Comprehensive View of the Ligand Gold Interface from First Principles

A large number of ligands have been used to stabilize and functionalize the gold surfaces and nanoclusters, but there has been no systematic comparison about their binding strengths with gold. In this work, we studied the interaction between 27 ligands of six different types (thiolates, phosphines, amines, aryl radicals, alkynyls, and N-heterocyclic carbenes) with the model Au surfaces by first-principles density functional theory (DFT). On the perfect Au(111), we found the order of binding strengths to be bulky N-heterocyclic carbenes (NHCs) approximate to alkynyls > thiolates approximate to phosphines > aryls approximate to less sterically bulky NHCs > alkylamines. The much stronger interaction of bulky carbenes to Au than the less sterically bulky NHCs arises from the van der Waals (vdW) attraction of bulky side groups with gold surface via the short Au center dot center dot center dot HCH2R contact. Further, we showed that the presence of a gold adatom on Au(111) leads to enhanced binding and a similar order for most of the ligands examined.
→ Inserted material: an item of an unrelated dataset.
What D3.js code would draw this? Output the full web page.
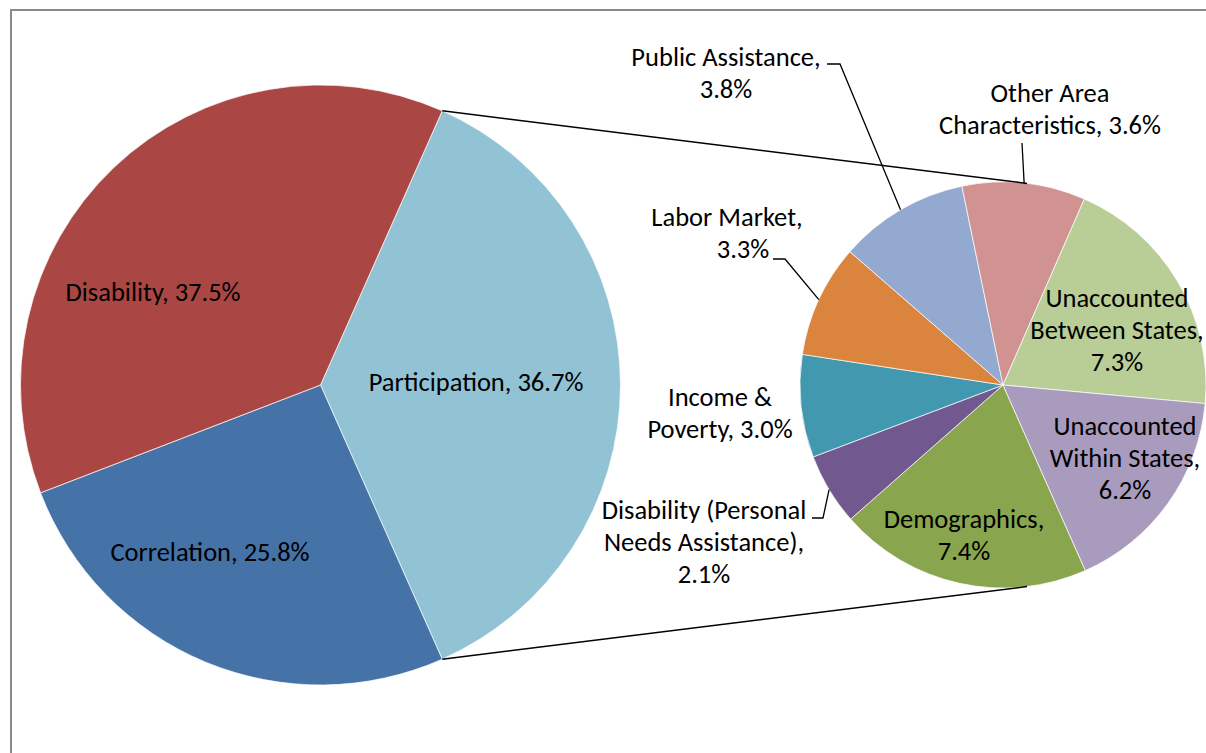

Overall, bulky NHCs and alkynyl groups form the strongest interaction to both Au(111) and Au-ad-Au(111). This suggests that NHCs can be employed as alternatives to the currently widely used thiolates and the emerging alkynyl ligands for the preparation of more stable self-assembled monolayer structures on metal surfaces. Further, this insight allowed us to design viable magic-number gold clusters with NHCs as the protecting ligands.